I am not expecting an immediate fix, but I do expect thme to acknowledge the issue and to at least show that they are taking it serious and that they are working towards a solution.

To sum it up, what drives me away form Cubase is not the product itself, but the customer support of Steinberg (or the lack thereof).


----------



## HOKENSTYFE (Mar 1, 2012)

So your pretty happy with Cubase, it's just the support team suck's ass? I hear that! Though it does seem a bit drastic to just go to another DAW, no? 

I keep having this saying go through my head, the grass is always greener on the otherside, until you get there. I'm just worried if I pick the wrong one that it would be a waste of a couple hundred dollars. It's not the functionality that pauses me, but the application when it's go time. 

Both seem simply enough & people on both sides seem to make it work. What to do...what to do...

Thanks, man!


----------



## KingAenarion (Mar 1, 2012)

HOKENSTYFE said:


> So your pretty happy with Cubase, it's just the support team suck's ass? I hear that! Though it does seem a bit drastic to just go to another DAW, no?
> 
> I keep having this saying go through my head, the grass is always greener on the otherside, until you get there. I'm just worried if I pick the wrong one that it would be a waste of a couple hundred dollars. It's not the functionality that pauses me, but the application when it's go time.
> 
> ...



That's what demos are for


----------



## Larcher (Mar 1, 2012)

ThePhilosopher said:


> I switched from Cubase to Reason; I've not looked back. I tried Reaper, didn't like it tbh.

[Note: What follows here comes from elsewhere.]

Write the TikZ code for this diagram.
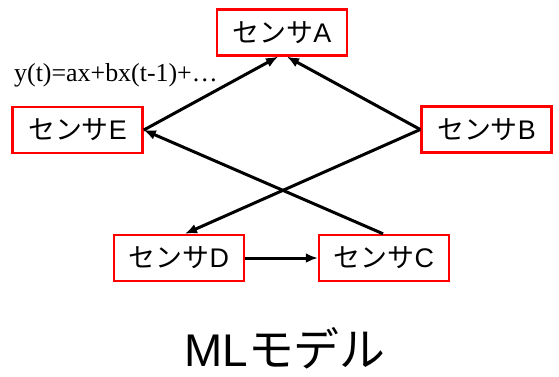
\documentclass[tikz,border=0pt]{standalone}
\usepackage{fontspec}
\setmainfont{Liberation Sans}
\newfontfamily\jp{Noto Sans CJK JP}
\newfontfamily\tms{Liberation Serif}
\usetikzlibrary{arrows.meta}
\begin{document}
\begin{tikzpicture}[x=1bp,y=-1bp,
  sensor/.style={draw=red,line width=2.5bp,fill=white,minimum width=130bp,minimum height=46bp,inner sep=0pt,font=\fontsize{27}{30}\selectfont},
  conn/.style={line width=3bp,-{Latex[length=12bp,width=10bp]}}]
\useasboundingbox (0,0) rectangle (559,376);
\node[sensor] (A) at (282,32.5) {{\jp センサ}A};
\node[sensor] (E) at (77.5,130) {{\jp センサ}E};
\node[sensor] (B) at (486.5,129.5) {{\jp センサ}B};
\node[sensor] (D) at (179,258) {{\jp センサ}D};
\node[sensor] (C) at (384,258) {{\jp センサ}C};
\node[anchor=west,inner sep=0pt,font=\tms\fontsize{26}{30}\selectfont] (eq) at (14,75) {y(t)=ax+bx(t-1)+…};
\node[inner sep=0pt,font=\fontsize{46}{50}\selectfont] (ml) at (285,348) {ML{\jp モデル}};
\draw[conn] (E.east) -- ([xshift=-4bp]A.south);
\draw[conn] (B.west) -- ([xshift=5bp]A.south);
\draw[conn] (B.west) -- ([xshift=6bp]D.north);
\draw[conn] ([xshift=-1bp]C.north) -- (E.east);
\draw[conn] (D.east) -- (C.west);
\end{tikzpicture}
\end{document}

I would love reason but, no mac :/


----------



## SpaceDock (Mar 1, 2012)

I used cubase for a few years. Reaper is much simpler and faster for everything I've ever done. Cubase wasn't very intuitive. I was using sx3 I think? The price dif is everything for me.


----------



## HOKENSTYFE (Mar 1, 2012)

KingAenarion said:


> That's what demos are for



Ah....curious. With those demos, are all options available? If not, thanks anyway! I don't want to sort of know how to use something that won't let me use everything. Figuring I already thought about that. The idea is to minimize complex issues. For that,"it gives you an idea theory", yeah all ready figured that. Thanks


----------



## Santuzzo (Mar 2, 2012)

HOKENSTYFE said:


> Ah....curious. With those demos, are all options available? If not, thanks anyway! I don't want to sort of know how to use something that won't let me use everything. Figuring I already thought about that. The idea is to minimize complex issues. For that,"it gives you an idea theory", yeah all ready figured that. Thanks




You can get Reaper for a free 30 day trial period, IIRC. And it's a full version with all functions and features. Once that period is over it will still work, but a message will keep popping up reminding you that if you keep using it you should purchase the license.

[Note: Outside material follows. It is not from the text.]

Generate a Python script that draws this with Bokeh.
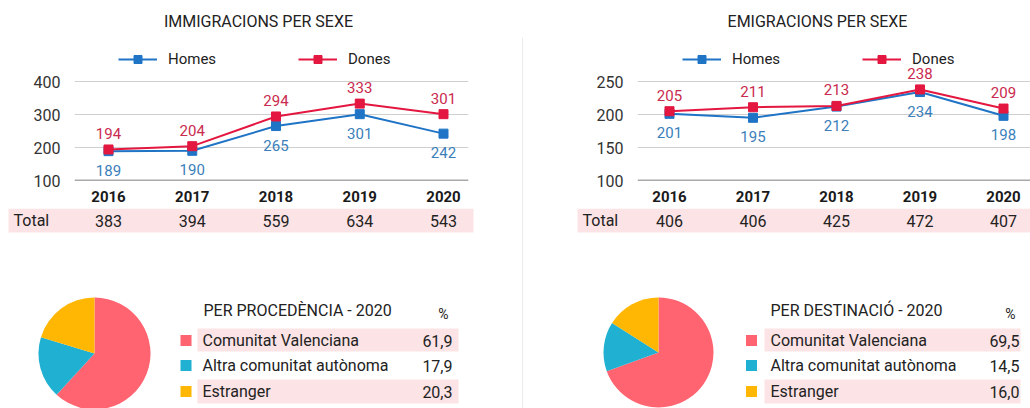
import math
from bokeh.plotting import figure
from bokeh.models import (Range1d, FixedTicker, Legend, LegendItem, Label, Span,
                          Div, ColumnDataSource)
from bokeh.layouts import row, column
from bokeh.embed import file_html
from bokeh.resources import INLINE
from bokeh.core.properties import value

FONT = "Roboto"

# ---------------- data ----------------
years = [2016, 2017, 2018, 2019, 2020]
series_names = ["Homes", "Dones"]
imm_homes = [189, 190, 265, 301, 242]
imm_dones = [194, 204, 294, 333, 301]
imm_total = [383, 394, 559, 634, 543]
emi_homes = [201, 195, 212, 234, 198]
emi_dones = [205, 211, 213, 238, 209]
emi_total = [406, 406, 425, 472, 407]
imm_yticks = [100, 200, 300, 400]
emi_yticks = [100, 150, 200, 250]
origin_labels = ["Comunitat Valenciana", "Altra comunitat autònoma", "Estranger"]
proc_pct = [61.9, 17.9, 20.3]
dest_pct = [69.5, 14.5, 16.0]
chart_titles = ["IMMIGRACIONS PER SEXE", "EMIGRACIONS PER SEXE"]
table_titles = ["PER PROCEDÈNCIA - 2020", "PER DESTINACIÓ - 2020"]
total_label = "Total"

# ---------------- styles ----------------
HOMES_C = "#1f74c6"
DONES_C = "#e3173f"
HOMES_LBL = "#3b80ba"
DONES_LBL = "#c92a4e"
PIE_C = ["#ff6470", "#1fb0d2", "#ffb703"]
BAND = "#fce3e5"
TXT = "#222222"
GRID = "#cfcfcf"


def fmt_pct(v):
    return f"{v:.1f}".replace(".", ",")


def half(homes, dones, totals, yticks, title, tbl_title, pct, L):
    width = L["col_r"] - L["col_l"]
    k = (L["x20"] - L["x16"]) / 4.0

    def yr(px):
        return 2016 + (px - L["x16"]) / k

    v_lo, v_hi = yticks[0], yticks[-1]
    scale = 99.0 / (v_hi - v_lo)
    # ---------- line chart ----------
    pa = figure(width=width, height=208, output_backend="svg", toolbar_location=None,
                x_range=Range1d(yr(L["frame_l"]), yr(L["frame_r"])),
                y_range=Range1d(v_lo, v_lo + 180.0 / scale),
                min_border_left=L["frame_l"] - L["col_l"],
                min_border_right=L["col_r"] - L["frame_r"],
                min_border_top=0, min_border_bottom=28, title=None)
    pa.frame_align = False
    pa.outline_line_color = None
    pa.extra_x_ranges = {"px": Range1d(L["frame_l"], L["frame_r"])}
    pa.extra_y_ranges = {"py": Range1d(180, 0)}
    pa.xgrid.visible = False
    pa.ygrid.ticker = FixedTicker(ticks=yticks)
    pa.ygrid.grid_line_color = GRID
    pa.yaxis.ticker = FixedTicker(ticks=yticks)
    pa.xaxis.ticker = FixedTicker(ticks=years)
    for ax in (pa.xaxis, pa.yaxis):
        ax.axis_line_color = None
        ax.major_tick_line_color = None
        ax.minor_tick_line_color = None
    pa.yaxis.major_label_text_font = FONT
    pa.yaxis.major_label_text_font_size = "16px"
    pa.yaxis.major_label_text_color = "#333333"
    pa.yaxis.major_label_standoff = 8
    pa.xaxis.major_label_text_font = FONT
    pa.xaxis.major_label_text_font_size = "15px"
    pa.xaxis.major_label_text_font_style = "bold"
    pa.xaxis.major_label_text_color = "#1a1a1a"
    pa.xaxis.major_label_standoff = 4
    pa.add_layout(Span(location=v_lo, dimension="width", line_color="#555555", line_width=1.5))

    src = ColumnDataSource(dict(x=years, h=homes, d=dones,
                                ht=[str(v) for v in homes], dt=[str(v) for v in dones]))
    lh = pa.line("x", "h", source=src, line_color=HOMES_C, line_width=2)
    mh = pa.scatter("x", "h", source=src, marker="square", size=9, color=HOMES_C)
    ld = pa.line("x", "d", source=src, line_color=DONES_C, line_width=2)
    md = pa.scatter("x", "d", source=src, marker="square", size=9, color=DONES_C)
    pa.text("x", "h", text="ht", source=src, y_offset=19, text_align="center",
            text_baseline="middle", text_font=value(FONT), text_font_size="15px",
            text_color=HOMES_LBL)
    pa.text("x", "d", text="dt", source=src, y_offset=-16, text_align="center",
            text_baseline="middle", text_font=value(FONT), text_font_size="15px",
            text_color=DONES_LBL)

    leg = Legend(items=[LegendItem(label=series_names[0], renderers=[lh, mh]),
                        LegendItem(label=series_names[1], renderers=[ld, md])],
                 orientation="horizontal",
                 location=(L["leg_x"] - L["frame_l"], 111))
    leg.padding = 0
    leg.margin = 0
    leg.spacing = 0
    leg.glyph_width = 39
    leg.glyph_height = 20
    leg.label_height = 20
    leg.label_standoff = 11
    leg.label_width = 130
    leg.label_text_font = FONT
    leg.label_text_font_size = "15px"
    leg.label_text_color = TXT
    leg.border_line_color = None
    leg.background_fill_alpha = 0
    pa.add_layout(leg)

    pa.add_layout(Label(x=L["title_x"], y=21, x_range_name="px", y_range_name="py",
                        text=title, text_align="center", text_baseline="middle",
                        text_font=FONT, text_font_size="16px", text_color=TXT))

    # ---------- totals + pie + table ----------
    pb = figure(width=width, height=200, output_backend="svg", toolbar_location=None,
                x_range=Range1d(L["col_l"], L["col_r"]), y_range=Range1d(408, 208),
                x_axis_type=None, y_axis_type=None, min_border=0, title=None)
    pb.frame_align = False
    pb.outline_line_color = None
    pb.grid.visible = False
    pb.extra_x_ranges = {"yr": Range1d(yr(L["col_l"]), yr(L["col_r"]))}

    pb.quad(left=[L["band_l"]], right=[L["band_r"]], top=[208], bottom=[232],
            color=BAND, line_color=None)
    pb.text(x=[L["total_x"]], y=[220], text=[total_label], text_align="left",
            text_baseline="middle", text_font=value(FONT), text_font_size="16px",
            text_color=TXT)
    pb.text(x=years, y=[220] * len(years), text=[str(v) for v in totals],
            x_range_name="yr", text_align="center", text_baseline="middle",
            text_font=value(FONT), text_font_size="16px", text_color=TXT)

    # pie, clockwise from top
    starts, ends = [], []
    cum = 0.0
    tot = sum(pct)
    for v in pct:
        starts.append(math.pi / 2 - 2 * math.pi * cum / tot)
        cum += v
        ends.append(math.pi / 2 - 2 * math.pi * cum / tot)
    n = len(pct)
    pb.wedge(x=[L["pie_x"]] * n, y=[L["pie_y"]] * n, radius=L["pie_r"],
             radius_units="screen", start_angle=starts, end_angle=ends,
             direction="clock", fill_color=PIE_C, line_color=None)

    pb.text(x=[L["tt_x"]], y=[310], text=[tbl_title], text_align="left",
            text_baseline="middle", text_font=value(FONT), text_font_size="16px",
            text_color=TXT)
    pb.text(x=[L["pct_x"]], y=[313], text=["%"], text_align="center",
            text_baseline="middle", text_font=value(FONT), text_font_size="14px",
            text_color=TXT)
    row_y = [340, 365, 391]
    pb.quad(left=[L["tb_l"]] * 2, right=[L["tb_r"]] * 2, top=[328, 379],
            bottom=[351, 403], color=BAND, line_color=None)
    pb.scatter(x=[L["sq_x"]] * n, y=row_y, marker="square", size=11,
               color=PIE_C, line_color=None)
    pb.text(x=[L["lbl_x"]] * n, y=row_y, text=origin_labels, text_align="left",
            text_baseline="middle", text_font=value(FONT), text_font_size="16px",
            text_color=TXT)
    pb.text(x=[L["val_x"]] * n, y=row_y, text=[fmt_pct(v) for v in pct],
            text_align="right", text_baseline="middle", text_font=value(FONT),
            text_font_size="16px", text_color=TXT)
    return column(pa, pb, spacing=0)


LEFT = dict(col_l=0, col_r=522, frame_l=74, frame_r=468, x16=108, x20=443,
            title_x=258, leg_x=118, band_l=8, band_r=473, total_x=13,
            pie_x=94, pie_y=353, pie_r=56, tt_x=203, pct_x=443,
            tb_l=197, tb_r=458, sq_x=185.5, lbl_x=202, val_x=452)
RIGHT = dict(col_l=523, col_r=1030, frame_l=637, frame_r=1030, x16=669, x20=1003,
             title_x=817, leg_x=682, band_l=577, band_r=1030, total_x=582,
             pie_x=658, pie_y=352, pie_r=55, tt_x=770, pct_x=1010,
             tb_l=764, tb_r=1020, sq_x=751, lbl_x=770, val_x=1019)

left = half(imm_homes, imm_dones, imm_total, imm_yticks, chart_titles[0],
            table_titles[0], proc_pct, LEFT)
right = half(emi_homes, emi_dones, emi_total, emi_yticks, chart_titles[1],
             table_titles[1], dest_pct, RIGHT)
divider = Div(text="", width=1, height=370, margin=(38, 0, 0, 0),
              styles={"background-color": "#ebebeb"})

layout = row(left, divider, right, spacing=0)
open("out.html", "w").write(file_html(layout, INLINE))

A couple years ago, when I first got into recording my very first DAW was Cubase LE which I got bundled with a ZOOM fx pedal. At that time I also got Reaper and tried it, but but for some reason I found Cubase easier to use then so I stuck with Cubase. But I am wondering how I would like Reaper now.

I was working with Cubase last night, and I do have to say, the program is great and I do live it.

About the support: I don't know if the Steinberg support sucks in general, I can only talk form my own personal experience, and that has not been that great so far. But maybe other Cubase users have had good experience with them, I dunno.

In your situation, since you are about to choose a DAW, I would download Reaper and try it for the 30 day period, if you like it then buy the license, if not, get another DAW.


----------



## MobiusR (Mar 2, 2012)

Santuzzo said:


> You can get Reaper for a free 30 day trial period, IIRC. And it's a full version with all functions and features. Once that period is over it will still work, but a message will keep popping up reminding you that if you keep using it you should purchase the license.
> 
> A couple years ago, when I first got into recording my very first DAW was Cubase LE which I got bundled with a ZOOM fx pedal. At that time I also got Reaper and tried it, but but for some reason I found Cubase easier to use then so I stuck with Cubase. But I am wondering how I would like Reaper now.
> 
> ...



Actually even after the 30 day period you can still keep using it with its full features. The developers tend to also keep updating Reaper all the time and fix bugs and issues. Once you learn how to use Reaper it becomes the best thing you will ever use. The envlope on Reaper is one of its best features and is one of the reasons i use it. You can always change Skins on Reaper (Check the forums or look for the RADO Skin). Even with the SWS Extension it becomes even more powerful. All in 50mb of space.


----------



## ThePhilosopher (Mar 3, 2012)

Larcher said:


> I would love reason but, no mac :/



I'm using Reason 6 on a Win7 Pro x64 machine; 16gb ram, 3.2GHz hexcore, Reason is on my SSD drive and I never have any issues with it. I did turn off the silly cable animations though.


----------